>>>>
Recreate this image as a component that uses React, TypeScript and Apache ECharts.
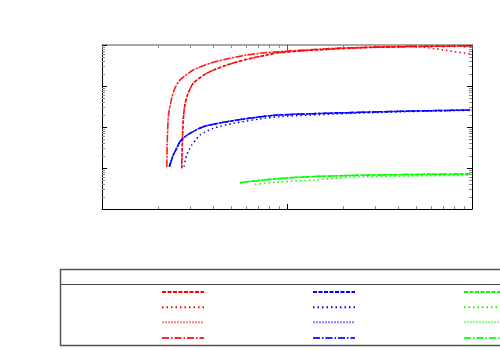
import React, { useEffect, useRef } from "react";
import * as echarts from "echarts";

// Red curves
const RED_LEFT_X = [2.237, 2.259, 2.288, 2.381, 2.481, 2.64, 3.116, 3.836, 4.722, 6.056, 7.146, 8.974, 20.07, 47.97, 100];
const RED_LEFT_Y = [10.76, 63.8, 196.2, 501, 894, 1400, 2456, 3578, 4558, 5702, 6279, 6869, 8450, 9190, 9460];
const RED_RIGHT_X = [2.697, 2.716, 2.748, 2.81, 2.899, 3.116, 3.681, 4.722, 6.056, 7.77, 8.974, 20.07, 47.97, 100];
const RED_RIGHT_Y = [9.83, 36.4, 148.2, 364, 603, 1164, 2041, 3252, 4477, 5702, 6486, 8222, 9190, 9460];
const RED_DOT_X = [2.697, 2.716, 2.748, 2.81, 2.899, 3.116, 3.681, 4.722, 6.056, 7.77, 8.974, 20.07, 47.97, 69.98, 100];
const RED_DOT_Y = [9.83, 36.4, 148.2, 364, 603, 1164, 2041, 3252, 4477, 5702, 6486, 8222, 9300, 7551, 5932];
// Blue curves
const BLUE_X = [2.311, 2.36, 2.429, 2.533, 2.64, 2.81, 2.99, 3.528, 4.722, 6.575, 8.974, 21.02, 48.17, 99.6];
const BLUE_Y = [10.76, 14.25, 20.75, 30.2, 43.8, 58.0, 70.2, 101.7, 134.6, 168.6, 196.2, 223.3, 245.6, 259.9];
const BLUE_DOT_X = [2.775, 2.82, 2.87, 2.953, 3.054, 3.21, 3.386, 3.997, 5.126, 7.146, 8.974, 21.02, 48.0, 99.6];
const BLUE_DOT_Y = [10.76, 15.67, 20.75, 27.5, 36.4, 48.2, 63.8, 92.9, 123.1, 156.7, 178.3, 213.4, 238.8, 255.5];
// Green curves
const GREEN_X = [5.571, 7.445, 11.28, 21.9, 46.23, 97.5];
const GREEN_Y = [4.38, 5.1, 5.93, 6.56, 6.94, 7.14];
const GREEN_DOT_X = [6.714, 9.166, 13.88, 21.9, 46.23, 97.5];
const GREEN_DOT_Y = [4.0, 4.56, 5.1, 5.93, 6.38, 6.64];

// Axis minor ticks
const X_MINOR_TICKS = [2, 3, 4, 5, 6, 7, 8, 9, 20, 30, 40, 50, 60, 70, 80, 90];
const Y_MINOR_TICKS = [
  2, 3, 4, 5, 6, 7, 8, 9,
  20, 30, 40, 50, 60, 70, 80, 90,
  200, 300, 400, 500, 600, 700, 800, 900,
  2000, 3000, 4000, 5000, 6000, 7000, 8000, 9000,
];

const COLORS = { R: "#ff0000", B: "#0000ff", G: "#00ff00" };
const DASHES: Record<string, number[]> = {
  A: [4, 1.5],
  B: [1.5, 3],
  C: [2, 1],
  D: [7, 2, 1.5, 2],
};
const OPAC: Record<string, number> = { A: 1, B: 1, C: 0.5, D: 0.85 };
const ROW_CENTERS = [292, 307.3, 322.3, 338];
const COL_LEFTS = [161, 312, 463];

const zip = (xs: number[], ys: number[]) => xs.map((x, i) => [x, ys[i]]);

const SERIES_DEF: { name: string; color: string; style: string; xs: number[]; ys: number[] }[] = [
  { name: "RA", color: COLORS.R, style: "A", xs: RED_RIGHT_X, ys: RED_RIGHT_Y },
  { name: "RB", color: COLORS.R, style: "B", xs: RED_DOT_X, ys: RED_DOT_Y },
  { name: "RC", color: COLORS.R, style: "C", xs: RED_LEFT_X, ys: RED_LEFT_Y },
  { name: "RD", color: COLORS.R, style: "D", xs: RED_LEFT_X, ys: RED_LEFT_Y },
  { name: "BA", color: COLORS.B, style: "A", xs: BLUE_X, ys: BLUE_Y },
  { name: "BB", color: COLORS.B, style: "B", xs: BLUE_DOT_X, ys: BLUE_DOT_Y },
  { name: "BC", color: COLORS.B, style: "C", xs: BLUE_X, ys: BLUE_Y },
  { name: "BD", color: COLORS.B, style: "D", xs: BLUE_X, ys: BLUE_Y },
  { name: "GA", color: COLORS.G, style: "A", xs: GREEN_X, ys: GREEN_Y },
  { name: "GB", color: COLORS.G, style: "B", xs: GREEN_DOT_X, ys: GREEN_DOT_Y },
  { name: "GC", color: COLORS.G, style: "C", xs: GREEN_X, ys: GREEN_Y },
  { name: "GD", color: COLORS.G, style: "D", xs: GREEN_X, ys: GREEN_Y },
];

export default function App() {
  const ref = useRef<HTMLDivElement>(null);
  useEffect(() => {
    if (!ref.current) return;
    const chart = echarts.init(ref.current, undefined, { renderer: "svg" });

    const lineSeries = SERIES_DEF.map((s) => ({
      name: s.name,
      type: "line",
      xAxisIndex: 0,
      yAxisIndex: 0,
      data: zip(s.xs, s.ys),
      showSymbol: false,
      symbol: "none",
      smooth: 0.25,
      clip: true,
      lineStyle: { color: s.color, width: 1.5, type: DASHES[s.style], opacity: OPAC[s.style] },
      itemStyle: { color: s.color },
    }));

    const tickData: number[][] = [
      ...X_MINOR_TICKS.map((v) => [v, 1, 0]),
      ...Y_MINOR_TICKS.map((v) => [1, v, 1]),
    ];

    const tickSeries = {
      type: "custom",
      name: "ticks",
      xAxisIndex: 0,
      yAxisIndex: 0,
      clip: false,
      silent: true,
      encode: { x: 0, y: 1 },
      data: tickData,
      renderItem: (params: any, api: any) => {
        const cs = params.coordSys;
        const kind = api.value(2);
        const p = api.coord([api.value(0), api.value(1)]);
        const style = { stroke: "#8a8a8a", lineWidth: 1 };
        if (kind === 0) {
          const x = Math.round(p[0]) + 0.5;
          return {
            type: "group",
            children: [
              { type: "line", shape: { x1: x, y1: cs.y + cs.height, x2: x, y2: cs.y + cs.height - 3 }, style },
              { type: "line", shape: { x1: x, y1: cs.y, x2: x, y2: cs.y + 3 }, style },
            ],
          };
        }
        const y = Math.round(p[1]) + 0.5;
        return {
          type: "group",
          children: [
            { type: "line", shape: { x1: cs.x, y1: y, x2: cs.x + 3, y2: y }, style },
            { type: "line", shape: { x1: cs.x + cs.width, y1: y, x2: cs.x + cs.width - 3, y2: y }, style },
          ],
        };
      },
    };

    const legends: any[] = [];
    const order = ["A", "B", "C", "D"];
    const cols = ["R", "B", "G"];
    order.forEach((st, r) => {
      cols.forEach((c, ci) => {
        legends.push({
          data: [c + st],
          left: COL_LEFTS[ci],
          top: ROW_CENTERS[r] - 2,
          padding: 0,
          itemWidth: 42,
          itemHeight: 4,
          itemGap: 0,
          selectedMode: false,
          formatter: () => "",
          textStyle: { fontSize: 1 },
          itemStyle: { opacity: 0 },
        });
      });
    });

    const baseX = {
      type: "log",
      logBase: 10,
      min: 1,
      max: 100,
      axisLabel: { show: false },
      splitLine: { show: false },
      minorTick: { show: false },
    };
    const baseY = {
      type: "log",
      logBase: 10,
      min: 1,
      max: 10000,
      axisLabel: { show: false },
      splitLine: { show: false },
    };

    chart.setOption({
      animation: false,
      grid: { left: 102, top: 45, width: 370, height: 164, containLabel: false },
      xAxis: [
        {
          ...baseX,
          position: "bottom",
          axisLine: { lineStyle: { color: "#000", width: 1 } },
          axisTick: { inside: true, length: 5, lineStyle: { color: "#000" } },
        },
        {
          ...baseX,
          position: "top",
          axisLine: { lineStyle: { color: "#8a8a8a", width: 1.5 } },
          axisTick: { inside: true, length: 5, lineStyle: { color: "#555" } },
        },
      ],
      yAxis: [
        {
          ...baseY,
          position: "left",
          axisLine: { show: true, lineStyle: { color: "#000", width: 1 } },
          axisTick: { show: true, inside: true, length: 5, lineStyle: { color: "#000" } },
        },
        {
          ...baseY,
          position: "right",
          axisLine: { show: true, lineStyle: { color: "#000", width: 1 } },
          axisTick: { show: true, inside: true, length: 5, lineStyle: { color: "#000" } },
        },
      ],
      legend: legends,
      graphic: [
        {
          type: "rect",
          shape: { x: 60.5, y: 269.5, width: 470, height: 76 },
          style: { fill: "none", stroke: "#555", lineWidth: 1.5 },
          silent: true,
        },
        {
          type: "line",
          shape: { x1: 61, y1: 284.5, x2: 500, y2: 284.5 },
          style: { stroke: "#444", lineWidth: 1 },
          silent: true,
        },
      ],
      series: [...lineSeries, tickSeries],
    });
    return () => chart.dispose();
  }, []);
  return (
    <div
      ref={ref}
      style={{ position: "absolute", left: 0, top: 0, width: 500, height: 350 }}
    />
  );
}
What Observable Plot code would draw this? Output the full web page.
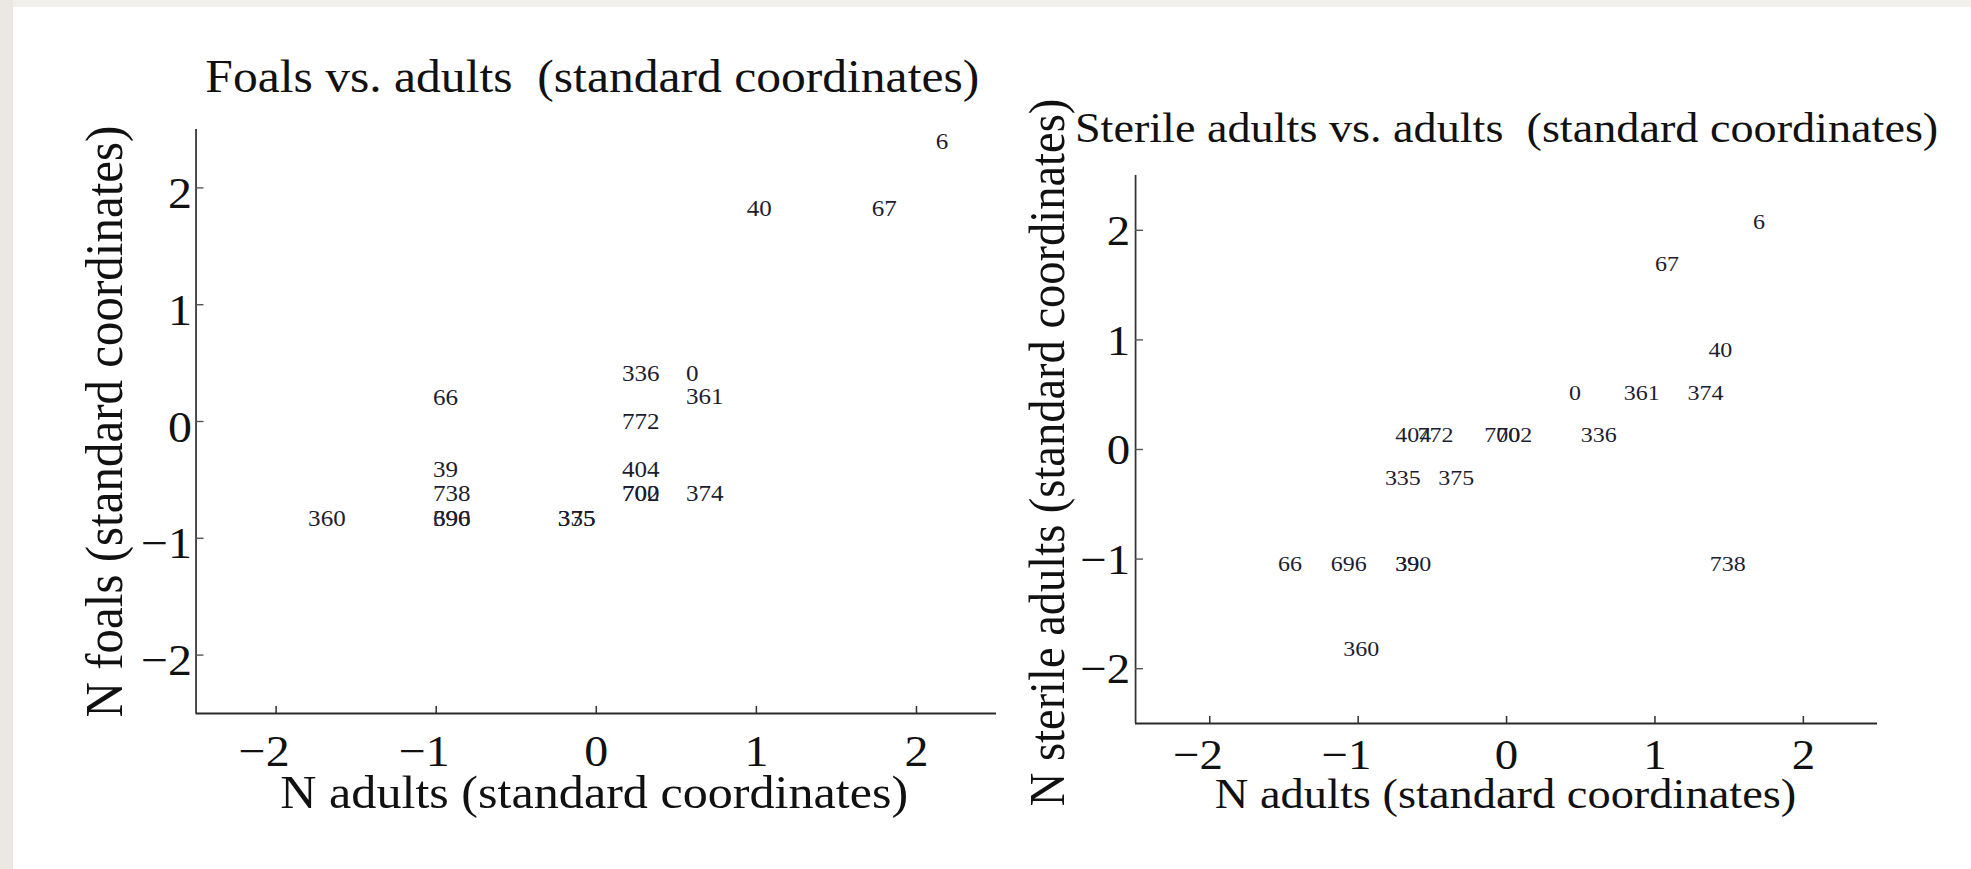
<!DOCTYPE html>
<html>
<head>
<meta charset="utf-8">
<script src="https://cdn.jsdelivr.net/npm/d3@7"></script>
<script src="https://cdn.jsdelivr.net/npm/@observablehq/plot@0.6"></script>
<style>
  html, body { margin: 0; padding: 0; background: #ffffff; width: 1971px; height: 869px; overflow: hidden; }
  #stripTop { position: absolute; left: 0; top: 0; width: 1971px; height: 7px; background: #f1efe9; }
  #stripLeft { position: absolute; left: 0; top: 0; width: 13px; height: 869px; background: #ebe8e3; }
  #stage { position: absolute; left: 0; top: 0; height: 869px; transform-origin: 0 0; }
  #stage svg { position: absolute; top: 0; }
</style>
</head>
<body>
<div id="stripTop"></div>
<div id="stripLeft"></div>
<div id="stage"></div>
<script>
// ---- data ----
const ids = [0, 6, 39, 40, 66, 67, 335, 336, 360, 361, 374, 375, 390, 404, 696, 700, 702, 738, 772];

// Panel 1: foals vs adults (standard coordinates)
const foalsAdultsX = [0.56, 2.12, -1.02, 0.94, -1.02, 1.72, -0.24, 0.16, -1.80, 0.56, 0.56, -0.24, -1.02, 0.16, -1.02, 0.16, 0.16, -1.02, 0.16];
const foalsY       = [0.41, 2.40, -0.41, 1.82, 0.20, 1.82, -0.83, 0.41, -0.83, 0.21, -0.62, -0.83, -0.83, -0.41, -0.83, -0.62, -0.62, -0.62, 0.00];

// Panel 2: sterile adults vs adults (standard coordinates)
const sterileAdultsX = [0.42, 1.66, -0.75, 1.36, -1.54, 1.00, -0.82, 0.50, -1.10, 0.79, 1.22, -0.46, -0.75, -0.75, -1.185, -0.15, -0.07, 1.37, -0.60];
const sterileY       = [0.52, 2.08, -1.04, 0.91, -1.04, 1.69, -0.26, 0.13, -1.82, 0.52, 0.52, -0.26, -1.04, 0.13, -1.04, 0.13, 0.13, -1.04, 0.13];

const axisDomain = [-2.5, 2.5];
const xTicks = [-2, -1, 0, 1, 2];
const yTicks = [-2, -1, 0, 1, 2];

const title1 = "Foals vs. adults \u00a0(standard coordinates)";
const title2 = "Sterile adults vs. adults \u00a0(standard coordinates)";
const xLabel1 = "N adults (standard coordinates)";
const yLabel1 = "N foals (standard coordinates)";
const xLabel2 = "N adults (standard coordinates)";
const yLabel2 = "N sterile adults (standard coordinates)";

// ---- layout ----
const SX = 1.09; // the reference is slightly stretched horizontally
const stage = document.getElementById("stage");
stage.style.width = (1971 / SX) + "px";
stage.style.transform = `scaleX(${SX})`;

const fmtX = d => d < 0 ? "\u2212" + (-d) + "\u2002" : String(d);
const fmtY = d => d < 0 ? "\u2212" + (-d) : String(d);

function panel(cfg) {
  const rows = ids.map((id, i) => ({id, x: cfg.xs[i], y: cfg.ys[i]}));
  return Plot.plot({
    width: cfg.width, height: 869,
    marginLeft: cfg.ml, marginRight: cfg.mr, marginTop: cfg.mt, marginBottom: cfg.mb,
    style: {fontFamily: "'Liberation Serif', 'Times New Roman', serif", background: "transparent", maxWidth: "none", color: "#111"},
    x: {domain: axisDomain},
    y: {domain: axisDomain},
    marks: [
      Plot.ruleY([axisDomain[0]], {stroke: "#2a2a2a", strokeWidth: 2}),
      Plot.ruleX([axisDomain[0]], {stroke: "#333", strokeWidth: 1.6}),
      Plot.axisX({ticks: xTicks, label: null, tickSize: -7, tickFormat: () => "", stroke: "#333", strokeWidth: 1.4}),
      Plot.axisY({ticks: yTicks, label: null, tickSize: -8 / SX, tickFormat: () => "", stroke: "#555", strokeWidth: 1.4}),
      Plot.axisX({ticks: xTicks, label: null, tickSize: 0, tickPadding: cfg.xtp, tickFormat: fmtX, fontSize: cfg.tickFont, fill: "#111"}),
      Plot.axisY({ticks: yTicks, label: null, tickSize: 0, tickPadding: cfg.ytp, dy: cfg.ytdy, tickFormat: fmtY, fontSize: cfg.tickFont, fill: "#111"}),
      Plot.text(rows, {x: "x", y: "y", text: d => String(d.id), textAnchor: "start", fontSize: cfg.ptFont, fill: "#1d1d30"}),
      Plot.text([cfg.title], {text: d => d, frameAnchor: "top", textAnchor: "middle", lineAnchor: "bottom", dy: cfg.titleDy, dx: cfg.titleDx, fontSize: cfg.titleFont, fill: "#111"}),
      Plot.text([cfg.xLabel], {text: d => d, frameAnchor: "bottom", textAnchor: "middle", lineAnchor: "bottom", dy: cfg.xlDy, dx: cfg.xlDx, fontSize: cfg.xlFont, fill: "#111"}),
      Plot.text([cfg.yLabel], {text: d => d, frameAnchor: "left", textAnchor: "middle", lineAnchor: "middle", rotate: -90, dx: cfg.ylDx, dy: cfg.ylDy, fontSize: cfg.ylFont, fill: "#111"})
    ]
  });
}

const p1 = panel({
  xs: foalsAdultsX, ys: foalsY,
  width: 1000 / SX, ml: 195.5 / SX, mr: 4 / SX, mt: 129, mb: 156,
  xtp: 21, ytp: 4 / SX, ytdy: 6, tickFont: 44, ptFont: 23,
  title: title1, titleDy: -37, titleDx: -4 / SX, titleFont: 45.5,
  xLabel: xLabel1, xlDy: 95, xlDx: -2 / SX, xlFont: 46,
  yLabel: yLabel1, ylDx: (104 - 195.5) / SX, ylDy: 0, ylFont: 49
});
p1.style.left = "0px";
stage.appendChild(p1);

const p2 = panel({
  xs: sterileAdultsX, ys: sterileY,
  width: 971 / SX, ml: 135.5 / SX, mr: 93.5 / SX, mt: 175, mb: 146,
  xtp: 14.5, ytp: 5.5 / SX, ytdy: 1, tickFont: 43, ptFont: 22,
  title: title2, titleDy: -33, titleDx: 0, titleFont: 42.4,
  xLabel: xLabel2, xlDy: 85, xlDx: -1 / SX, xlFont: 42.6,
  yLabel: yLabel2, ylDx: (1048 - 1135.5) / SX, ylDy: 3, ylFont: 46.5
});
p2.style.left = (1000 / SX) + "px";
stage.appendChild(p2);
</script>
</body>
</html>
<<<<
Take the material above from its first line through the line holding "import * as" and set it down exactly, without the pictures.

> _EXPECTED OUTPUT_:
Recreate this image as a component that uses React, TypeScript and Apache ECharts.
import React, { useEffect, useRef } from "react";
import * as echarts from "echarts";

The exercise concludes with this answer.